◆ **Prompt**
Copy every entry exactly as given, minus the images.

(Collected data entries)
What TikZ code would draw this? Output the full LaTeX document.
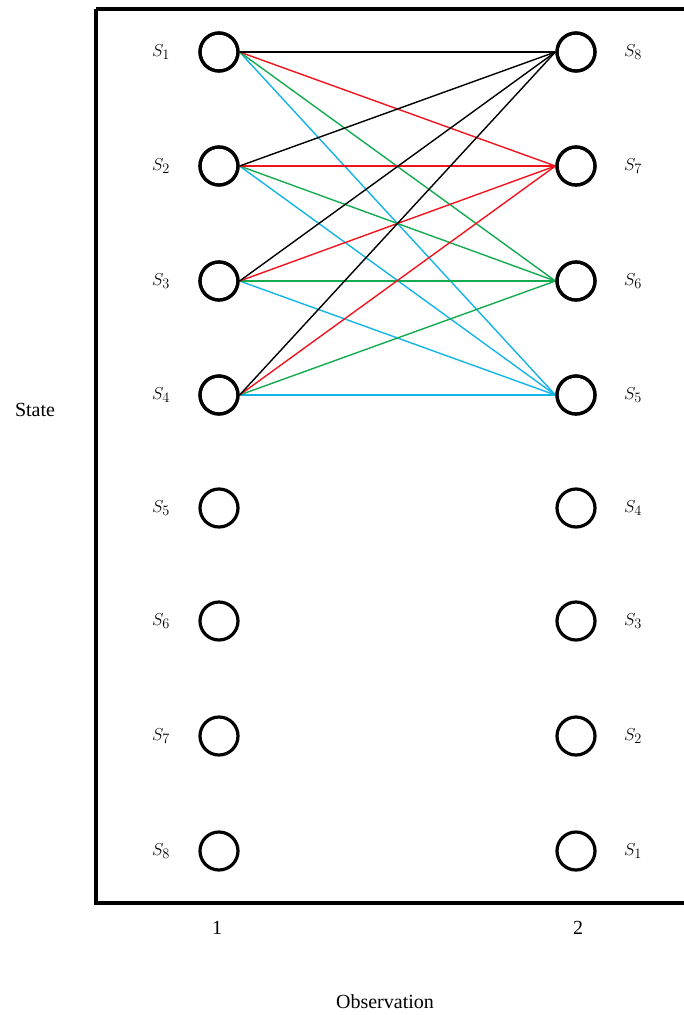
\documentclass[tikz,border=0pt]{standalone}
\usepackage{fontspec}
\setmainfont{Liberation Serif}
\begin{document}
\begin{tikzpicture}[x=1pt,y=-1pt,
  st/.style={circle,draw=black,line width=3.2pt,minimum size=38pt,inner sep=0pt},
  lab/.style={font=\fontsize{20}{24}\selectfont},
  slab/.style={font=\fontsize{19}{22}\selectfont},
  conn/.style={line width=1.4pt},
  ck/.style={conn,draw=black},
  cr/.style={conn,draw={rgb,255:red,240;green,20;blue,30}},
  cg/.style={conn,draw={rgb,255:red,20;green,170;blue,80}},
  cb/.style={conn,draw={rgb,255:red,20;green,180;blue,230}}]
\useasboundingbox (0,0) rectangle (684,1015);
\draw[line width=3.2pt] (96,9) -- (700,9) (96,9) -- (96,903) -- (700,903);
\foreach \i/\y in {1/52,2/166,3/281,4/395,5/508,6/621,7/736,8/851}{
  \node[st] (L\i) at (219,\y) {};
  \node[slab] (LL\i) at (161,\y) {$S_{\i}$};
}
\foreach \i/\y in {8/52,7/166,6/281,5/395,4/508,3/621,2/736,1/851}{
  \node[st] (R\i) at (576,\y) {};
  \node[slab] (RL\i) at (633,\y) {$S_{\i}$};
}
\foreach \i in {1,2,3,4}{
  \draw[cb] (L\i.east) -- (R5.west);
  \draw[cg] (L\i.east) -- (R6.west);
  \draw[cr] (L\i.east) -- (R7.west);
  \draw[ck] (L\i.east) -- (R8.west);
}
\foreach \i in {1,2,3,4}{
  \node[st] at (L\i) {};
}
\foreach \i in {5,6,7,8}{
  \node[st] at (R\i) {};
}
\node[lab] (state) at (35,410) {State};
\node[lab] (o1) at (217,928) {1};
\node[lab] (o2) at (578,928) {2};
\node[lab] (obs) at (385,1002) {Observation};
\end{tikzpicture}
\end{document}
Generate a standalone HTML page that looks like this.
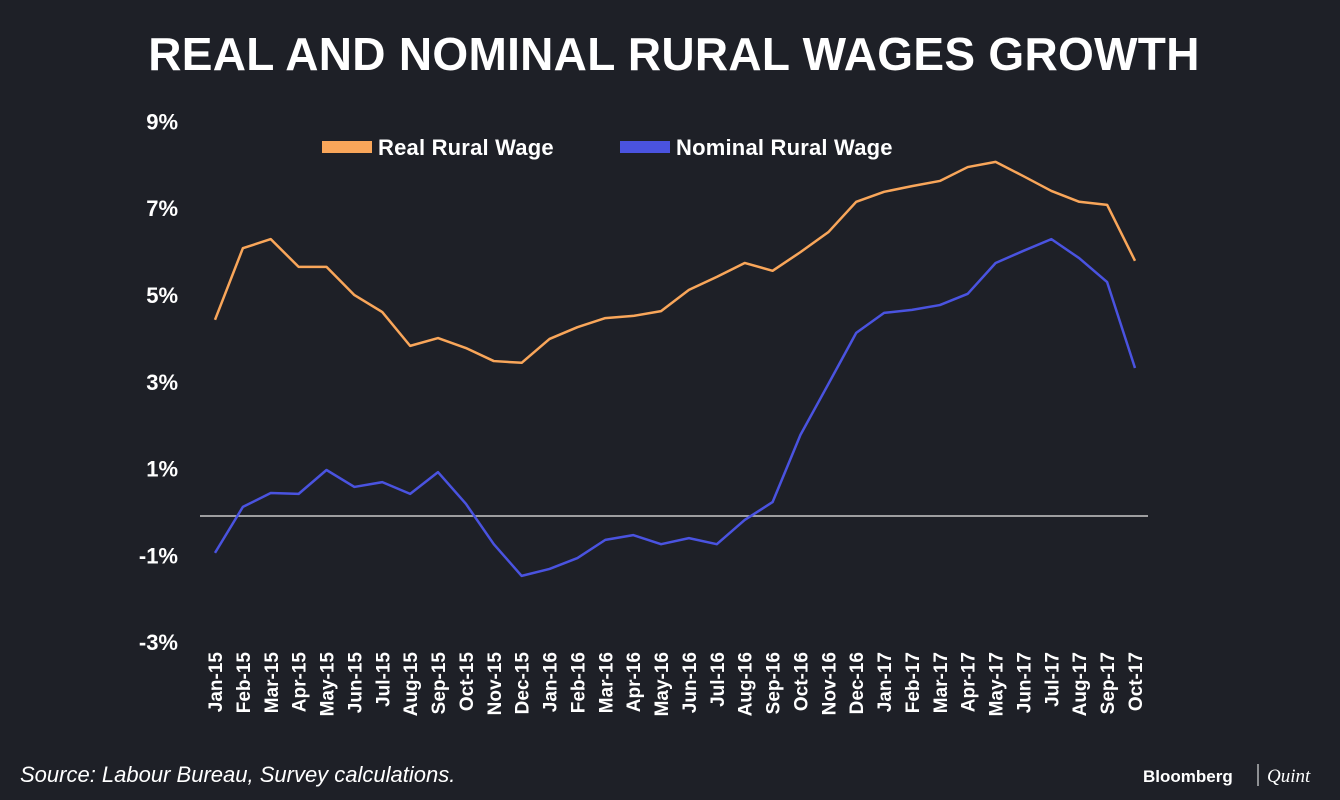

◆ **Task response**
What TikZ code would draw this? Output the full LaTeX document.
\documentclass[tikz,border=0pt]{standalone}
\usepackage{fontspec}
\setmainfont{Liberation Serif}
\begin{document}
\begin{tikzpicture}[x=1pt,y=-1pt,
  st/.style={circle,draw=black,line width=3.2pt,minimum size=38pt,inner sep=0pt},
  lab/.style={font=\fontsize{20}{24}\selectfont},
  slab/.style={font=\fontsize{19}{22}\selectfont},
  conn/.style={line width=1.4pt},
  ck/.style={conn,draw=black},
  cr/.style={conn,draw={rgb,255:red,240;green,20;blue,30}},
  cg/.style={conn,draw={rgb,255:red,20;green,170;blue,80}},
  cb/.style={conn,draw={rgb,255:red,20;green,180;blue,230}}]
\useasboundingbox (0,0) rectangle (684,1015);
\draw[line width=3.2pt] (96,9) -- (700,9) (96,9) -- (96,903) -- (700,903);
\foreach \i/\y in {1/52,2/166,3/281,4/395,5/508,6/621,7/736,8/851}{
  \node[st] (L\i) at (219,\y) {};
  \node[slab] (LL\i) at (161,\y) {$S_{\i}$};
}
\foreach \i/\y in {8/52,7/166,6/281,5/395,4/508,3/621,2/736,1/851}{
  \node[st] (R\i) at (576,\y) {};
  \node[slab] (RL\i) at (633,\y) {$S_{\i}$};
}
\foreach \i in {1,2,3,4}{
  \draw[cb] (L\i.east) -- (R5.west);
  \draw[cg] (L\i.east) -- (R6.west);
  \draw[cr] (L\i.east) -- (R7.west);
  \draw[ck] (L\i.east) -- (R8.west);
}
\foreach \i in {1,2,3,4}{
  \node[st] at (L\i) {};
}
\foreach \i in {5,6,7,8}{
  \node[st] at (R\i) {};
}
\node[lab] (state) at (35,410) {State};
\node[lab] (o1) at (217,928) {1};
\node[lab] (o2) at (578,928) {2};
\node[lab] (obs) at (385,1002) {Observation};
\end{tikzpicture}
\end{document}
Generate a standalone HTML page that looks like this.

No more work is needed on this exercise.